Given request: Your answer should consist solely of the lines from the one with "Output the LaTeX" through the one with "(-0.3741,-0.5297) rectangle (4.0323,4.1562);", copied exactly, endpoints included.
═══
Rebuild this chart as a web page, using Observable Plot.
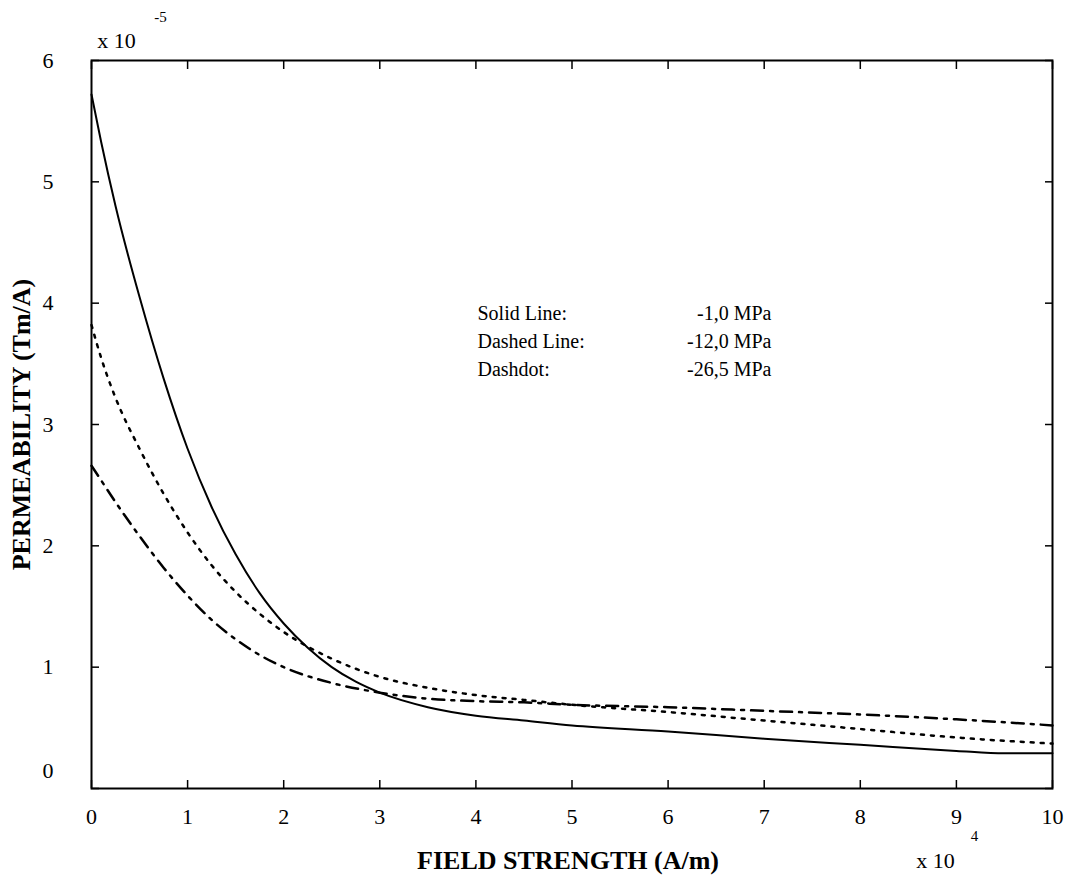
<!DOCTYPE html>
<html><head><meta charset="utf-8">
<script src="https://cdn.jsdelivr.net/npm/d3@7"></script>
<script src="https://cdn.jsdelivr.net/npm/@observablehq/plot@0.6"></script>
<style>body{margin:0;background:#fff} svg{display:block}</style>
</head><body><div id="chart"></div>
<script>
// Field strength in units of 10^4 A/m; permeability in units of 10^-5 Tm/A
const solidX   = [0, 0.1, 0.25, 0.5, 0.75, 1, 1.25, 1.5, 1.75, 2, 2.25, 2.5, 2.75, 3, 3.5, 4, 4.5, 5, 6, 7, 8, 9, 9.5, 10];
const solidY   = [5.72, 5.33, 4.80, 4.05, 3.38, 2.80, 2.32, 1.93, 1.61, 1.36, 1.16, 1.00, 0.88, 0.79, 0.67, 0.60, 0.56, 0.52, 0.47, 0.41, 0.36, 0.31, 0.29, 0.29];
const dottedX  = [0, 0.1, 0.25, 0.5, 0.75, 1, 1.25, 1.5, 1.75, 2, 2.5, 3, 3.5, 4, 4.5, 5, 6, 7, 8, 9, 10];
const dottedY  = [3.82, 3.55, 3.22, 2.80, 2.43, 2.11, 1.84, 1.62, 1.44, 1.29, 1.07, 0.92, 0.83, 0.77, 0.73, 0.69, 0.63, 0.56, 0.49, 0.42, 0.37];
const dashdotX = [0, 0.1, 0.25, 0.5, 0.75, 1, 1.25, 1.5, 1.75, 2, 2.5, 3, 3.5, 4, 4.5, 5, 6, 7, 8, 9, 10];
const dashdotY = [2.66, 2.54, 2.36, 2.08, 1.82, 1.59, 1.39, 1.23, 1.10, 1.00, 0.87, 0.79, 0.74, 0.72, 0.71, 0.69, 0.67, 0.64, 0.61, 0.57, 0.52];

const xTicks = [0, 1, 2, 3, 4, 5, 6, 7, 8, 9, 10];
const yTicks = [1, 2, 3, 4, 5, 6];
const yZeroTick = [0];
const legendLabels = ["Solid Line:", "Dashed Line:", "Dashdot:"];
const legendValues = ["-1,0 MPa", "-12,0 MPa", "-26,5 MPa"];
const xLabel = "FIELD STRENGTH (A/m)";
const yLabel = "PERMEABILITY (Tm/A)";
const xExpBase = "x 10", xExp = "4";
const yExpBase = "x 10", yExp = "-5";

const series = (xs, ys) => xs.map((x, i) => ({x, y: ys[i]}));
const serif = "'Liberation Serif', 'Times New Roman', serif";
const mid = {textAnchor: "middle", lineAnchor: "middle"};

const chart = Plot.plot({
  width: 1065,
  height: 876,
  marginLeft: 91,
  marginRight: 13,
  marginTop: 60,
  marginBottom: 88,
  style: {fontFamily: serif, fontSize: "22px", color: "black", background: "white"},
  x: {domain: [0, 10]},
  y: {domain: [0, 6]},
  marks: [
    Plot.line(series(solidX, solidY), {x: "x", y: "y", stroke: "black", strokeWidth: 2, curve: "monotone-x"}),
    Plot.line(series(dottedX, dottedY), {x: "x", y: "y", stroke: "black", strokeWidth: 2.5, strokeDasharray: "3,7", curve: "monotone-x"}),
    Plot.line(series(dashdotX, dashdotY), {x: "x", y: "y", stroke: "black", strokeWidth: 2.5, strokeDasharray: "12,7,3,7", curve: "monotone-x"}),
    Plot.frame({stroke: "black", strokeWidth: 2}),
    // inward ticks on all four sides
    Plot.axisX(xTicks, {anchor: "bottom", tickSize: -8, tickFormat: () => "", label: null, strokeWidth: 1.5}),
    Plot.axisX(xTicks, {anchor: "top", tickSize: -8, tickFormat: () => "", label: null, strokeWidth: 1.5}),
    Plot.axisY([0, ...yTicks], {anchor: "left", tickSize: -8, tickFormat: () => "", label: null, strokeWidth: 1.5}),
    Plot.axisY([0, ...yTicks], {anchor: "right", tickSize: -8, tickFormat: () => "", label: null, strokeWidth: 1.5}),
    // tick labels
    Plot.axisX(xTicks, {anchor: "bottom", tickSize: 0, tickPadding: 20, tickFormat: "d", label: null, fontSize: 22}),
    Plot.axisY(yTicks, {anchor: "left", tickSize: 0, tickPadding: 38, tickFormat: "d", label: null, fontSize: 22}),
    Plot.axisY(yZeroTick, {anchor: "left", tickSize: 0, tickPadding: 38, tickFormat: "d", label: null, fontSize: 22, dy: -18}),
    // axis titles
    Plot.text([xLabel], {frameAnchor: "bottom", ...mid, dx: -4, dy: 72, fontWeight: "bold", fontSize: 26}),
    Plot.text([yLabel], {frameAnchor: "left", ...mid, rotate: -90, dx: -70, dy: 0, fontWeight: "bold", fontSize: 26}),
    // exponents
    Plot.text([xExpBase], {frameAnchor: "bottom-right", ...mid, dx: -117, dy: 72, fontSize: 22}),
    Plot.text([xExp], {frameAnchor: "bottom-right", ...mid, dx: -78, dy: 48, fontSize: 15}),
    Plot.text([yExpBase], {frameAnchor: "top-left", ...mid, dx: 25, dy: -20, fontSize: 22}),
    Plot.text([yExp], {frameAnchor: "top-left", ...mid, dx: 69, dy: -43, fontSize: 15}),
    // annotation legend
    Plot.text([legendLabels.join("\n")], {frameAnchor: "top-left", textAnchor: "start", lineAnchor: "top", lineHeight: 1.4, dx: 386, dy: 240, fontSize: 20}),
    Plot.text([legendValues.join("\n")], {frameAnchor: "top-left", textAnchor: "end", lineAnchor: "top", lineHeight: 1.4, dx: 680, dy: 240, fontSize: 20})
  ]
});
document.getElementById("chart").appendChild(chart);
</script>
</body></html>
═══
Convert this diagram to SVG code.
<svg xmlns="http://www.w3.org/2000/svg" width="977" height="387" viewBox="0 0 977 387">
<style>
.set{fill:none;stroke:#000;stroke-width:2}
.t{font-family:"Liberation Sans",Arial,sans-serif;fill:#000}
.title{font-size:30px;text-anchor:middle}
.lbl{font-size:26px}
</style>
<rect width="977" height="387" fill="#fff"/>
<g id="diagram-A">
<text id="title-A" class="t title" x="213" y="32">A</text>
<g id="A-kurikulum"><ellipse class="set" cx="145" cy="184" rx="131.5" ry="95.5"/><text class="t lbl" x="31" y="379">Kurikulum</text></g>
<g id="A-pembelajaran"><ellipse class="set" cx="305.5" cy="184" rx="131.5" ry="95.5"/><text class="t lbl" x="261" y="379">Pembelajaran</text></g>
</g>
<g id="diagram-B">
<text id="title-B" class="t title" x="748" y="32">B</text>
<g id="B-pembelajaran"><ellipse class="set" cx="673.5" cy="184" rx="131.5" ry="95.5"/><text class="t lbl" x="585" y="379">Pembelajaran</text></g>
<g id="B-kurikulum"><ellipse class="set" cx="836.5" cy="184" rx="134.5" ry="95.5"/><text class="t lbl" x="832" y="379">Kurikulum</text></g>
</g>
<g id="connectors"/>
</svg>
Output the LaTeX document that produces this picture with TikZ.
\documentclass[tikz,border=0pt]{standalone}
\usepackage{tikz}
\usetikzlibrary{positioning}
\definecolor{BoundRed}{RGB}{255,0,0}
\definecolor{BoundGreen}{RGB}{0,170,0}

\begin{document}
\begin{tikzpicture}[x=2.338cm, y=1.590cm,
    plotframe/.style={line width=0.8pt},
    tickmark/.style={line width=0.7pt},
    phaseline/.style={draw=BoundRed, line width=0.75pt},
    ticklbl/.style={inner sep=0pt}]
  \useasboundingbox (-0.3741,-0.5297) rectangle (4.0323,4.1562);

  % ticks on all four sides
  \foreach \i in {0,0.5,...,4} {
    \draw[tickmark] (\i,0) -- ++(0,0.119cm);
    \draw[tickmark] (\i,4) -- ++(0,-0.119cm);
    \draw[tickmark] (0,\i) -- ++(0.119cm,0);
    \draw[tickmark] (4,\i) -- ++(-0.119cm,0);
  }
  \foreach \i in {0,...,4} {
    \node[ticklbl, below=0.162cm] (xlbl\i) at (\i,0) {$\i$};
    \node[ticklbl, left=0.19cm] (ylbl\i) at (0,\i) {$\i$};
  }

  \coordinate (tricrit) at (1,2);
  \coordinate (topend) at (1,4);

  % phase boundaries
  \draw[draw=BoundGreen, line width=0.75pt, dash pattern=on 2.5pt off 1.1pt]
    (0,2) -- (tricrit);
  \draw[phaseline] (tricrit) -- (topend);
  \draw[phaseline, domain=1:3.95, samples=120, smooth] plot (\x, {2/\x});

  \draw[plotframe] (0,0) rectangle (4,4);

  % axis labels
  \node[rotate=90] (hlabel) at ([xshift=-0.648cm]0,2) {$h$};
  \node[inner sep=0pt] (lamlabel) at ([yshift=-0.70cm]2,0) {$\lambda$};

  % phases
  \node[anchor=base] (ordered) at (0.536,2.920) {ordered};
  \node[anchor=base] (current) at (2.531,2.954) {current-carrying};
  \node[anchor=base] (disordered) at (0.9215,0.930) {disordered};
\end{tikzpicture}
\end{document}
═══
Solved problem:
Output the LaTeX document that produces this picture with TikZ.
\documentclass[tikz,border=0pt]{standalone}
\usepackage{tikz}
\usetikzlibrary{positioning}
\definecolor{BoundRed}{RGB}{255,0,0}
\definecolor{BoundGreen}{RGB}{0,170,0}

\begin{document}
\begin{tikzpicture}[x=2.338cm, y=1.590cm,
    plotframe/.style={line width=0.8pt},
    tickmark/.style={line width=0.7pt},
    phaseline/.style={draw=BoundRed, line width=0.75pt},
    ticklbl/.style={inner sep=0pt}]
  \useasboundingbox (-0.3741,-0.5297) rectangle (4.0323,4.1562);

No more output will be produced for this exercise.